• _What the task asks_
Without the pictures, output the lines of the material from the very first through the one that holds "const textColor = '#231f20';".

• _Raw data_
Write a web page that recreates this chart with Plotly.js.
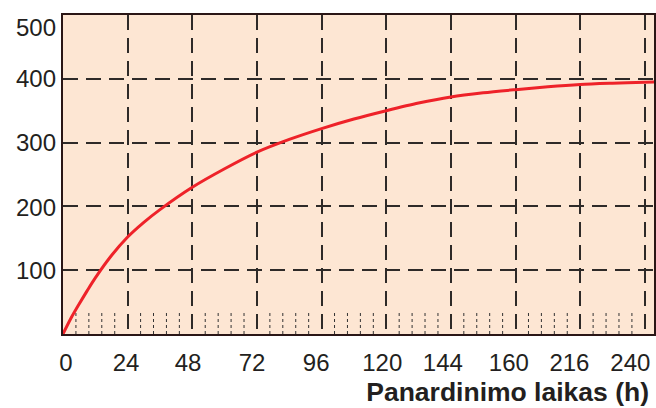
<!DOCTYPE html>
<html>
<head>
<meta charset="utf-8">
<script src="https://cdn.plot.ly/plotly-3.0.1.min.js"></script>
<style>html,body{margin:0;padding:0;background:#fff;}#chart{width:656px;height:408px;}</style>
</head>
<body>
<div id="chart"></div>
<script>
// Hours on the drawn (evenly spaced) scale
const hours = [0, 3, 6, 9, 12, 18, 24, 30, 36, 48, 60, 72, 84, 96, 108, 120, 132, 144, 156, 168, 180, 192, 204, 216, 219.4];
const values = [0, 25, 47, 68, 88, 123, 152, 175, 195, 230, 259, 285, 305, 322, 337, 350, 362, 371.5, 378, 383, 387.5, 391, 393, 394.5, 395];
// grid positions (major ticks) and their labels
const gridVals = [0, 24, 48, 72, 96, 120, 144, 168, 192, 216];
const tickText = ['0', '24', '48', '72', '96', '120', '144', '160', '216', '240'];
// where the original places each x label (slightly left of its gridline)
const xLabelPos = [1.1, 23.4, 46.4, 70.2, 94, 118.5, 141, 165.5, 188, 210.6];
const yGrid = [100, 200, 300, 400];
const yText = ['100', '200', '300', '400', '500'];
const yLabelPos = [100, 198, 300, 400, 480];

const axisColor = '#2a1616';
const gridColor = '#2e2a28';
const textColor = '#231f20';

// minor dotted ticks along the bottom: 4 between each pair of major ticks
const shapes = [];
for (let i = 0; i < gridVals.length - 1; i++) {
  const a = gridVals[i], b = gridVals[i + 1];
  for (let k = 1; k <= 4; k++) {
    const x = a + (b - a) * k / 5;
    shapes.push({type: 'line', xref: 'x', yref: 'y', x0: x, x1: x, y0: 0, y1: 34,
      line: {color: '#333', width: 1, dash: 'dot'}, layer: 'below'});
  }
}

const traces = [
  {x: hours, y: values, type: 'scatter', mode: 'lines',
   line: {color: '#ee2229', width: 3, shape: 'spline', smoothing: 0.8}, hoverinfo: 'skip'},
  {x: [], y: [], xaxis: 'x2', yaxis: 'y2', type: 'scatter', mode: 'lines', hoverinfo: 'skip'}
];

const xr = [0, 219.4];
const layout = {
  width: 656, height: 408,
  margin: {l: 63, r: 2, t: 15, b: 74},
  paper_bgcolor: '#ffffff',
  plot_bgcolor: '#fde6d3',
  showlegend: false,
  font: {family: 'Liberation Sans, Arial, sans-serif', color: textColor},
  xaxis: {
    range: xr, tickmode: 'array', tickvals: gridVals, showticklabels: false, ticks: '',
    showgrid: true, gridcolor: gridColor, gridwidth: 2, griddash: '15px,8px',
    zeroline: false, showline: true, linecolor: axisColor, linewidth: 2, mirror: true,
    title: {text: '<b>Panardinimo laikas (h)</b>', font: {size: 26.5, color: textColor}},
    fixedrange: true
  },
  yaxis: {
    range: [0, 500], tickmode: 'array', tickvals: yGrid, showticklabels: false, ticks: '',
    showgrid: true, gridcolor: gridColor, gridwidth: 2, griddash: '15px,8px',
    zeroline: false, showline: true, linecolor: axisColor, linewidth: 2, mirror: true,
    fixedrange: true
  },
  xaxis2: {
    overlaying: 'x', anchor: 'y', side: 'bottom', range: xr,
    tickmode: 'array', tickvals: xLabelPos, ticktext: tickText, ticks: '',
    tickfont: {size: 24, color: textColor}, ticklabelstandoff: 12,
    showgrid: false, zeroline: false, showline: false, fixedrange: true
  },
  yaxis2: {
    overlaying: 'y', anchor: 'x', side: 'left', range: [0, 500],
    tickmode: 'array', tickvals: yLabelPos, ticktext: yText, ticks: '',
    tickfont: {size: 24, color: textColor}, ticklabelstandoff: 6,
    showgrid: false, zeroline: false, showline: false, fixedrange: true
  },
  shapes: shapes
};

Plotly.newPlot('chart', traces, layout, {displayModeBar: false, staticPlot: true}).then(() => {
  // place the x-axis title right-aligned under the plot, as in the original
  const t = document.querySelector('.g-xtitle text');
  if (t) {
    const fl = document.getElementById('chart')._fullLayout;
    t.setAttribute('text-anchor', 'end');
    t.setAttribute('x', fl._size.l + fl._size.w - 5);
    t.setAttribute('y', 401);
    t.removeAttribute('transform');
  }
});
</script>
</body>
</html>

• _Response to this exercise_
Write a web page that recreates this chart with Plotly.js.
<!DOCTYPE html>
<html>
<head>
<meta charset="utf-8">
<script src="https://cdn.plot.ly/plotly-3.0.1.min.js"></script>
<style>html,body{margin:0;padding:0;background:#fff;}#chart{width:656px;height:408px;}</style>
</head>
<body>
<div id="chart"></div>
<script>
// Hours on the drawn (evenly spaced) scale
const hours = [0, 3, 6, 9, 12, 18, 24, 30, 36, 48, 60, 72, 84, 96, 108, 120, 132, 144, 156, 168, 180, 192, 204, 216, 219.4];
const values = [0, 25, 47, 68, 88, 123, 152, 175, 195, 230, 259, 285, 305, 322, 337, 350, 362, 371.5, 378, 383, 387.5, 391, 393, 394.5, 395];
// grid positions (major ticks) and their labels
const gridVals = [0, 24, 48, 72, 96, 120, 144, 168, 192, 216];
const tickText = ['0', '24', '48', '72', '96', '120', '144', '160', '216', '240'];
// where the original places each x label (slightly left of its gridline)
const xLabelPos = [1.1, 23.4, 46.4, 70.2, 94, 118.5, 141, 165.5, 188, 210.6];
const yGrid = [100, 200, 300, 400];
const yText = ['100', '200', '300', '400', '500'];
const yLabelPos = [100, 198, 300, 400, 480];

const axisColor = '#2a1616';
const gridColor = '#2e2a28';
const textColor = '#231f20';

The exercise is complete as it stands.